The first three of these steps would likely increase inflation back to socially disruptive and economically damaging levels. As fellow blogger Paul Hodges pointed out on Wednesday, food-price inflation rose to 9.1 per cent in December. Ninety six percent of China’s population earn less than $20/day according to the Asian Development Bank, meaning that the cost of food is a much-bigger proportion of incomes than in developed economies.

The final step might well trigger a trade war, as we have discussed before.

A further danger is that by relaxing restrictions on the property sector, thereby re-inflating the property bubble, local government land grabs may accelerate again, creating further social unrest.

China is already confronting significant social unrest from villagers angry at local government officials who have acquired agricultural land at knock-down prices and sold it on to property developers for big, personal profits.
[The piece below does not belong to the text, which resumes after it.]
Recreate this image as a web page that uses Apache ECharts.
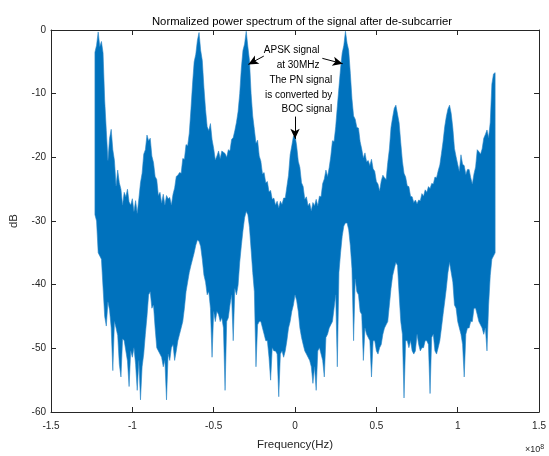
<!DOCTYPE html>
<html><head><meta charset="utf-8">
<script src="https://cdn.jsdelivr.net/npm/echarts@6/dist/echarts.min.js"></script>
<style>html,body{margin:0;padding:0;background:#fff}#c{width:549px;height:456px}</style>
</head><body><div id="c"></div>
<script>
// Frequency grid of the envelope samples (MHz)
const freqStartMHz = -123;
const freqStepMHz = 1;

// Upper envelope of the spectrum (dB), -123 MHz .. 123 MHz
const upperDb = [
 -3.5,-2.4,-0.3,-2.6,-1.8,-3.6,-11.0,-15.8,-20.5,-17.0,
 -15.6,-18.8,-20.5,-24.5,-22.0,-24.0,-25.0,-27.5,-25.5,-26.2,
 -25.0,-27.0,-27.5,-26.5,-28.5,-26.8,-28.8,-26.5,-24.0,-22.5,
 -19.5,-18.8,-16.5,-17.4,-17.0,-19.8,-20.8,-23.0,-23.5,-26.0,
 -25.5,-27.2,-25.8,-27.5,-26.0,-26.5,-26.3,-27.5,-25.8,-24.8,
 -23.0,-22.8,-22.4,-22.5,-20.2,-20.3,-18.0,-18.2,-16.2,-12.5,
 -8.5,-5.0,-3.8,-1.6,-0.4,-3.2,-4.8,-9.0,-12.5,-15.2,
 -15.8,-14.7,-17.2,-18.6,-20.4,-19.8,-19.0,-20.2,-19.0,-19.2,
 -19.4,-20.0,-18.8,-19.0,-17.2,-16.9,-15.8,-14.5,-12.8,-10.0,
 -6.0,-3.2,-2.2,-0.2,-2.6,-4.8,-10.0,-13.5,-15.6,-17.8,
 -17.3,-19.8,-20.6,-22.6,-22.4,-24.0,-23.8,-25.4,-25.2,-26.6,
 -26.4,-27.5,-26.9,-27.9,-26.9,-27.4,-26.4,-26.4,-24.6,-22.8,
 -19.6,-18.2,-16.7,
 -16.5,
 -18.2,-20.6,-21.6,-24.0,-24.6,-26.6,-26.2,-27.6,-27.2,-28.4,
 -27.1,-27.6,-26.6,-27.6,-26.1,-26.2,-24.1,-23.4,-22.0,-23.0,
 -21.6,-19.8,-17.4,-17.5,-15.2,-12.0,-9.0,-6.0,-3.6,-2.4,
 -0.2,-2.1,-3.2,-6.8,-10.8,-13.5,-14.0,-15.3,-15.4,-17.5,
 -18.7,-20.1,-19.3,-20.7,-20.5,-21.3,-20.3,-21.8,-22.2,-23.8,
 -24.2,-25.3,-23.7,-22.8,-23.2,-23.5,-20.8,-18.7,-15.3,-13.7,
 -12.3,-11.8,-13.2,-14.6,-17.7,-20.6,-22.5,-23.1,-24.5,-24.6,
 -26.1,-26.2,-27.1,-26.7,-27.3,-26.7,-26.8,-25.7,-26.1,-25.1,
 -25.5,-24.6,-24.9,-24.1,-24.2,-23.1,-23.2,-22.1,-21.2,-19.4,
 -17.5,-15.2,-13.6,-12.4,-11.8,-13.1,-15.4,-18.6,-19.9,-21.1,
 -22.2,-19.6,-21.1,-21.3,-22.7,-21.9,-21.9,-23.2,-24.2,-22.6,
 -21.5,-18.8,-19.1,-19.5,-18.7,-17.0,-16.4,-15.7,-16.9,-14.5,
 -8.5,-6.9,-6.7
];

// Lower envelope of the spectrum (dB), -123 MHz .. 123 MHz
const lowerDb = [
 -29.0,-30.0,-35.0,-35.5,-36.0,-40.5,-45.0,-46.5,-42.7,-44.0,
 -46.8,-53.5,-45.8,-46.8,-48.0,-52.5,-54.5,-48.5,-48.8,-50.4,
 -52.0,-56.0,-50.4,-51.4,-49.9,-52.5,-56.6,-51.9,-58.1,-52.9,
 -50.9,-47.8,-45.0,-41.6,-41.1,-43.7,-43.2,-46.8,-49.9,-50.4,
 -50.9,-51.4,-52.9,-51.9,-58.1,-50.9,-51.9,-49.9,-49.4,-51.9,
 -50.4,-48.8,-47.8,-46.8,-45.8,-43.7,-41.1,-39.6,-38.1,-37.0,
 -36.0,-35.0,-33.8,-33.0,-33.2,-34.0,-36.0,-38.5,-39.6,-41.6,
 -41.1,-43.7,-51.4,-44.2,-45.8,-44.2,-44.7,-45.8,-45.2,-46.8,
 -56.6,-45.8,-45.2,-43.2,-41.6,-48.8,-40.6,-41.6,-40.1,-36.5,
 -33.9,-31.5,-29.5,-28.5,-29.0,-31.0,-34.5,-38.1,-41.1,-52.9,
 -46.3,-45.8,-45.8,-46.8,-47.8,-48.8,-48.8,-51.4,-55.0,-49.9,
 -50.4,-50.4,-50.9,-57.6,-50.9,-50.4,-51.4,-50.4,-48.8,-46.8,
 -45.8,-44.2,-43.2,
 -41.6,
 -42.5,-44.2,-46.8,-48.3,-49.4,-50.4,-50.9,-51.4,-51.9,-52.9,
 -55.5,-52.9,-56.6,-50.4,-49.9,-50.9,-51.9,-54.5,-48.3,-47.8,
 -46.8,-46.3,-45.8,-43.7,-41.6,-52.9,-38.1,-35.0,-32.4,-30.8,
 -30.3,-30.3,-31.4,-33.9,-37.5,-48.8,-39.1,-41.1,-41.6,-44.2,
 -44.7,-51.9,-46.8,-47.8,-48.3,-48.8,-54.5,-48.8,-48.8,-50.4,
 -50.9,-49.9,-49.4,-47.8,-46.8,-46.3,-45.8,-43.2,-40.6,-38.6,
 -37.5,-36.5,-37.0,-41.6,-45.8,-47.8,-57.8,-48.8,-48.8,-49.9,
 -48.8,-50.4,-50.9,-50.4,-47.8,-49.4,-50.4,-49.9,-49.9,-48.8,
 -48.8,-49.4,-57.1,-48.3,-47.8,-50.4,-50.9,-49.9,-48.8,-46.8,
 -44.7,-42.7,-40.6,-38.1,-36.5,-38.1,-39.6,-43.2,-43.7,-45.8,
 -46.8,-47.8,-49.4,-54.5,-47.8,-46.8,-46.8,-45.8,-45.8,-43.7,
 -43.7,-44.7,-45.8,-46.3,-46.8,-47.8,-46.8,-50.4,-43.2,-38.6,
 -36.0,-35.5,-35.0
];

// Axis ticks
const xTicksE8 = [-1.5, -1, -0.5, 0, 0.5, 1, 1.5];
const yTicksDb = [-60, -50, -40, -30, -20, -10, 0];

// Annotations: arrows [tailX(Hz), tailY(dB), tipX(Hz), tipY(dB)]
const arrowList = [
  [-0.192e8, -4.1, -0.287e8, -5.4],
  [0.168e8, -4.45, 0.293e8, -5.3],
  [0, -13.6, 0, -17.1]
];
// Text blocks: right edge x (Hz), line y (dB), text
const textList = [
  [0.150e8, -3.24, 'APSK signal'],
  [0.150e8, -5.51, 'at 30MHz'],
  [0.2285e8, -7.97, 'The PN signal'],
  [0.2285e8, -10.29, 'is converted by'],
  [0.2285e8, -12.45, 'BOC signal']
];

const FONT = '"Liberation Sans", Arial, Helvetica, sans-serif';
const AX = '#262626';
const BLUE = '#0072BD';

const chart = echarts.init(document.getElementById('c'), null, {renderer: 'canvas'});

const xMin = xTicksE8[0] * 1e8, xMax = xTicksE8[xTicksE8.length - 1] * 1e8;
const yMin = yTicksDb[0], yMax = yTicksDb[yTicksDb.length - 1];

function baseX(pos, showLabel) {
  return {
    type: 'value', position: pos, min: xMin, max: xMax, interval: 0.5e8,
    axisLine: {show: true, onZero: false, lineStyle: {color: AX, width: 1}},
    axisTick: {show: true, inside: true, length: 5, lineStyle: {color: AX}},
    axisLabel: {show: showLabel, color: AX, fontSize: 10, fontFamily: FONT, margin: 9,
      formatter: v => String(Math.round(v / 1e7) / 10)},
    splitLine: {show: false}
  };
}
function baseY(pos, showLabel) {
  return {
    type: 'value', position: pos, min: yMin, max: yMax, interval: 10,
    axisLine: {show: true, onZero: false, lineStyle: {color: AX, width: 1}},
    axisTick: {show: true, inside: true, length: 5, lineStyle: {color: AX}},
    axisLabel: {show: showLabel, color: AX, fontSize: 10, fontFamily: FONT, margin: 5},
    splitLine: {show: false}
  };
}

const xA = baseX('bottom', true);
xA.name = 'Frequency(Hz)';
xA.nameLocation = 'middle';
xA.nameGap = 27;
xA.nameTextStyle = {color: AX, fontSize: 11.5, fontFamily: FONT};
const yA = baseY('left', true);
yA.name = 'dB';
yA.nameLocation = 'middle';
yA.nameGap = 31;
yA.nameTextStyle = {color: AX, fontSize: 11.5, fontFamily: FONT};

const option = {
  animation: false,
  backgroundColor: '#fff',
  title: {
    text: 'Normalized power spectrum of the signal after de-subcarrier',
    left: 297, textAlign: 'center', top: 11,
    textStyle: {fontSize: 11.3, fontWeight: 'normal', color: '#000', fontFamily: FONT}
  },
  grid: {left: 47, top: 30, width: 499, height: 389, containLabel: false},
  xAxis: [xA, baseX('top', false)],
  yAxis: [yA, baseY('right', false)],
  series: [
    {
      type: 'custom',
      coordinateSystem: 'cartesian2d',
      xAxisIndex: 0, yAxisIndex: 0,
      data: [[0, 0]],
      clip: true,
      silent: true,
      renderItem: function (params, api) {
        const pts = [];
        for (let i = 0; i < upperDb.length; i++) {
          pts.push(api.coord([(freqStartMHz + i * freqStepMHz) * 1e6, upperDb[i]]));
        }
        for (let i = lowerDb.length - 1; i >= 0; i--) {
          pts.push(api.coord([(freqStartMHz + i * freqStepMHz) * 1e6, lowerDb[i]]));
        }
        return {type: 'polygon', shape: {points: pts},
          style: {fill: BLUE, stroke: '#2a86c8', lineWidth: 0.6, lineJoin: 'miter'}};
      }
    },
    {
      type: 'line', data: [], xAxisIndex: 0, yAxisIndex: 0,
      markLine: {
        silent: true, animation: false,
        symbol: ['none', 'arrow'], symbolSize: [7, 10],
        lineStyle: {color: '#000', width: 1, type: 'solid'},
        label: {show: false},
        emphasis: {disabled: true},
        data: arrowList.map(a => [{coord: [a[0], a[1]]}, {coord: [a[2], a[3]]}])
      }
    }
  ]
};
chart.setOption(option);

const gtexts = textList.map(t => {
  const p = chart.convertToPixel({gridIndex: 0}, [t[0], t[1]]);
  return {type: 'text', x: p[0], y: p[1], z: 100,
    style: {text: t[2], fill: '#000', font: '10px ' + FONT, textAlign: 'right', textVerticalAlign: 'middle'}};
});
gtexts.push({type: 'text', x: 525, y: 444, z: 100,
  style: {text: '×10{s|8}', fill: AX, font: '9px ' + FONT, textAlign: 'left', textVerticalAlign: 'top',
    rich: {s: {fontSize: 7, verticalAlign: 'top', fill: AX, padding: [0, 0, 4, 0]}}}});
chart.setOption({graphic: gtexts});
</script>
</body></html>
One local government official in Guangdong Province has been accused of illegally pocketing more than $63 million.

But local governments have become heavily dependent for their financing on land sales , and non-performing loans are rising as real estate values fall – providing a motive to re-inflate the property bubble.

The Chinese government is caught between a rock and a hard place, perhaps as never before. 
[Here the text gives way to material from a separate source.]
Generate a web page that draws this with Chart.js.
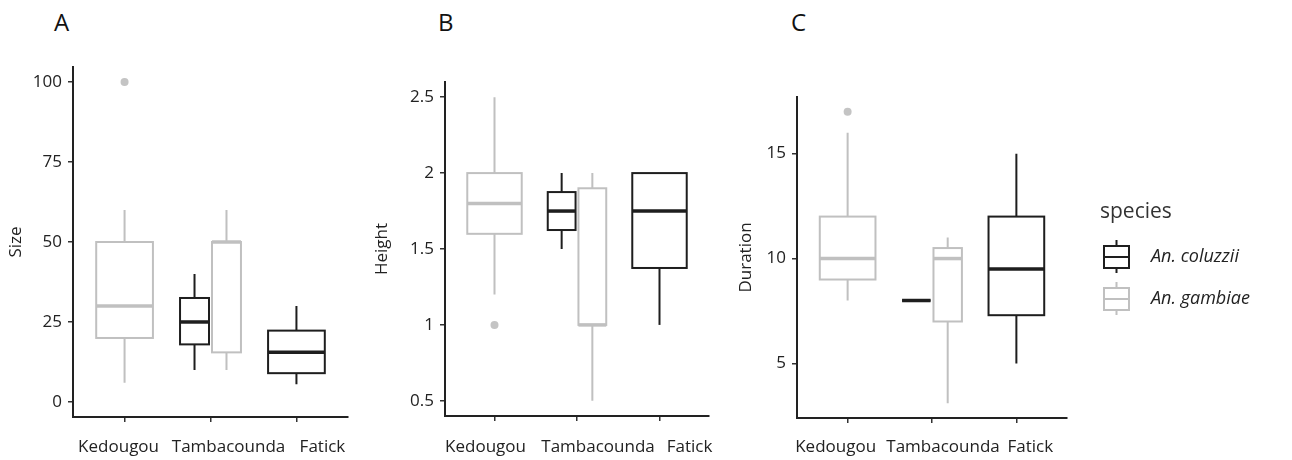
<!DOCTYPE html>
<html>
<head>
<meta charset="utf-8">
<script src="https://cdn.jsdelivr.net/npm/chart.js@4.4.1/dist/chart.umd.min.js"></script>
<style>
  body { margin: 0; background: #fff; width: 1292px; height: 460px; position: relative; overflow: hidden; font-family: 'Open Sans', sans-serif; }
  canvas { position: absolute; top: 0; }
  .tag { position: absolute; top: 10px; font-size: 24px; line-height: 1; color: #111; }
</style>
</head>
<body>
<div class="tag" style="left:54px">A</div>
<div class="tag" style="left:438px">B</div>
<div class="tag" style="left:791px">C</div>
<canvas id="sizeChart" width="370" height="460" style="left:0"></canvas>
<canvas id="heightChart" width="350" height="460" style="left:370px"></canvas>
<canvas id="durationChart" width="572" height="460" style="left:720px"></canvas>
<script>
'use strict'
const sites = ['Kedougou', 'Tambacounda', 'Fatick']
const species = ['An. coluzzii', 'An. gambiae']
const speciesColors = ['#1e1e1e', '#c0c0c0']

// each box: [lower whisker, q1, median, q3, upper whisker], null = no data
const sizeColuzzii = [null, [10, 18, 25, 32.5, 40], [5.5, 9, 15.5, 22.3, 30]]
const sizeGambiae = [[6, 20, 30, 50, 60], [10, 15.5, 50, 50, 60], null]
const sizeOutliersGambiae = [[100], [], []]
const sizeTicks = [0, 25, 50, 75, 100]

const heightColuzzii = [null, [1.5, 1.625, 1.75, 1.875, 2], [1, 1.375, 1.75, 2, 2]]
const heightGambiae = [[1.2, 1.6, 1.8, 2, 2.5], [0.5, 1, 1, 1.9, 2], null]
const heightOutliersGambiae = [[1], [], []]
const heightTicks = [0.5, 1, 1.5, 2, 2.5]

const durationColuzzii = [null, [8, 8, 8, 8, 8], [5, 7.3, 9.5, 12, 15]]
const durationGambiae = [[8, 9, 10, 12, 16], [3.1, 7, 10, 10.5, 11], null]
const durationOutliersGambiae = [[17], [], []]
const durationTicks = [5, 10, 15]

const FONT = "'Open Sans', sans-serif"

// dodge boxes when both species are present at a site
function boxLayout(stats, i, s) {
  if (!(stats[0][i] && stats[1][i])) return { center: i + 1, width: 0.66 }
  return { center: i + 1 + (s === 0 ? -0.186 : 0.186), width: 0.337 }
}

function boxPlugin(stats) {
  return {
    id: 'boxes',
    beforeDatasetsDraw(chart) {
      const { ctx, scales: { x, y } } = chart
      stats.forEach((series, s) => {
        series.forEach((b, i) => {
          if (!b) return
          const { center, width } = boxLayout(stats, i, s)
          const xc = x.getPixelForValue(center)
          const x0 = x.getPixelForValue(center - width / 2)
          const x1 = x.getPixelForValue(center + width / 2)
          const [lo, q1, med, q3, hi] = b.map(v => y.getPixelForValue(v))
          ctx.save()
          ctx.strokeStyle = speciesColors[s]
          ctx.lineWidth = 2
          ctx.beginPath()
          ctx.moveTo(xc, lo); ctx.lineTo(xc, q1)
          ctx.moveTo(xc, q3); ctx.lineTo(xc, hi)
          ctx.stroke()
          ctx.strokeRect(x0, q3, x1 - x0, q1 - q3)
          ctx.lineWidth = 3.5
          ctx.beginPath()
          ctx.moveTo(x0, med); ctx.lineTo(x1, med)
          ctx.stroke()
          ctx.restore()
        })
      })
    }
  }
}

// site names under the x ticks, spread like in the original figure
function siteLabelPlugin(shift) {
  return {
    id: 'siteLabels',
    afterDraw(chart) {
      const { ctx, scales: { x } } = chart
      ctx.save()
      ctx.fillStyle = '#222'
      ctx.font = '17px ' + FONT
      ctx.textAlign = 'center'
      ctx.textBaseline = 'alphabetic'
      sites.forEach((name, i) => ctx.fillText(name, x.getPixelForValue(i + 1) + shift[i], 452))
      ctx.restore()
    }
  }
}

// legend drawn beside panel C
const legendPlugin = {
  id: 'speciesLegend',
  afterDraw(chart) {
    const ctx = chart.ctx
    ctx.save()
    ctx.textBaseline = 'middle'
    ctx.fillStyle = '#333'
    ctx.font = '21px ' + FONT
    ctx.fillText('species', 380, 212)
    species.forEach((name, s) => {
      const mid = 257 + s * 42
      ctx.strokeStyle = speciesColors[s]
      ctx.lineWidth = 2
      ctx.strokeRect(384, mid - 11, 25, 22)
      ctx.beginPath()
      ctx.moveTo(396.5, mid - 17); ctx.lineTo(396.5, mid - 11)
      ctx.moveTo(396.5, mid + 11); ctx.lineTo(396.5, mid + 16)
      ctx.moveTo(384, mid); ctx.lineTo(409, mid)
      ctx.stroke()
      ctx.fillStyle = '#222'
      ctx.font = 'italic 18px ' + FONT
      ctx.fillText(name, 431, mid)
    })
    ctx.restore()
  }
}

function outlierPoints(stats, outliers, s) {
  const pts = []
  outliers.forEach((vals, i) => vals.forEach(v => pts.push({ x: boxLayout(stats, i, s).center, y: v })))
  return pts
}

function makeChart(id, cfg) {
  const stats = [cfg.coluzzii, cfg.gambiae]
  return new Chart(document.getElementById(id), {
    type: 'scatter',
    data: {
      datasets: [{
        label: species[1] + ' outliers',
        data: outlierPoints(stats, cfg.outliers, 1),
        pointRadius: 4,
        pointBackgroundColor: '#c4c4c4',
        pointBorderWidth: 0
      }]
    },
    options: {
      responsive: false,
      animation: false,
      layout: { padding: { top: cfg.top, right: cfg.right, left: 0, bottom: 0 } },
      plugins: { legend: { display: false }, tooltip: { enabled: false } },
      scales: {
        x: {
          type: 'linear', min: 0.4, max: 3.6,
          afterBuildTicks: scale => { scale.ticks = sites.map((_, i) => ({ value: i + 1 })) },
          afterFit: scale => { scale.height = 460 - cfg.bottom },
          grid: { drawOnChartArea: false, drawTicks: true, tickLength: 5, tickColor: '#333', lineWidth: 1.5 },
          border: { display: true, color: '#222', width: 2 },
          ticks: { display: false }
        },
        y: {
          type: 'linear', min: cfg.min, max: cfg.max,
          afterBuildTicks: scale => { scale.ticks = cfg.ticks.map(v => ({ value: v })) },
          afterFit: scale => { scale.width = cfg.left },
          grid: { drawOnChartArea: false, drawTicks: true, tickLength: 5, tickColor: '#333', lineWidth: 1.5 },
          border: { display: true, color: '#222', width: 2 },
          ticks: { callback: v => String(v), padding: 6, color: '#222', font: { size: 17, family: FONT } },
          title: { display: true, text: cfg.title, color: '#222', font: { size: 17, family: FONT }, padding: { top: cfg.titlePad, bottom: 0 } }
        }
      }
    },
    plugins: [boxPlugin(stats), siteLabelPlugin(cfg.labelShift)].concat(cfg.extra || [])
  })
}

makeChart('sizeChart', {
  coluzzii: sizeColuzzii, gambiae: sizeGambiae, outliers: sizeOutliersGambiae, ticks: sizeTicks,
  min: -4.7, max: 104.7, title: 'Size', titlePad: 6,
  left: 73, right: 22, top: 67, bottom: 417, labelShift: [-6, 18, 26]
})
makeChart('heightChart', {
  coluzzii: heightColuzzii, gambiae: heightGambiae, outliers: heightOutliersGambiae, ticks: heightTicks,
  min: 0.4, max: 2.6, title: 'Height', titlePad: 2,
  left: 75, right: 11, top: 82, bottom: 416, labelShift: [-9, 21, 30]
})
makeChart('durationChart', {
  coluzzii: durationColuzzii, gambiae: durationGambiae, outliers: durationOutliersGambiae, ticks: durationTicks,
  min: 2.4, max: 17.7, title: 'Duration', titlePad: 16,
  left: 77, right: 225, top: 97, bottom: 418, labelShift: [-12, 11, 14], extra: [legendPlugin]
})
</script>
</body>
</html>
All the potential outcomes of whatever policy decisions are taken over the next 12 months challenge the assumption that China will remain a driver of global growth.

As we said, further stimulus will equal more inflation, and perhaps even a level of social unrest that once again challenges the legitimacy of the government – as in 1989.

A cautious, moderate easing of lending conditions, property sector restrictions etc is likely to be not enough to get the economy back on to its previous growth trajectory.

The cautious, moderate approach seems likely at the moment because of the inflation risk – and because of the change in China’s top political leadership due to take place later this year.

It took the blog 45 minutes to think through all of this by reading of a few news articles, and reflecting on what we have written before.

On the surface, therefore, we find it strange that chemicals analysts are now queuing up to claim that there will be a strong recovery in chemicals demand growth during 2012. 

Beneath the surface, we all should know the reason why….

Chemicals companies need to see through this.

One more investment bank joined the consensus this week with a new report, but we feel it would be impolitic and unfair to name the bank here.

The arguments made by the banks do not seem to take into account any of the complexities we have detailed above. They are based on assumptions such as:

*Ethylene equivalent demand growth was way below the historic relationship to GDP last year of 1.O x. C2 equivalent growth was about 0.5 percent in 2011 as against, as we said, GDP growth of 9.2 percent, because of tight credit and destocking. It has to therefore return to trend now that credit is being eased, leading to strong restocking.

*Beijing’s decision to slightly ease lending conditions, plus long-term “pro-growth” policies under the 12th Five-Year Plan (2011-2015) such as more social housing and better state healthcare provision, will boost consumer spending.

China’s government might be panicked into another big stimulus package, leading to a recovery in overall economic sentiment and therefore chemicals pricing and demand.

But this, as we said, would merely “kick the can down the road”, creating a big downside potential for growth later in 2012.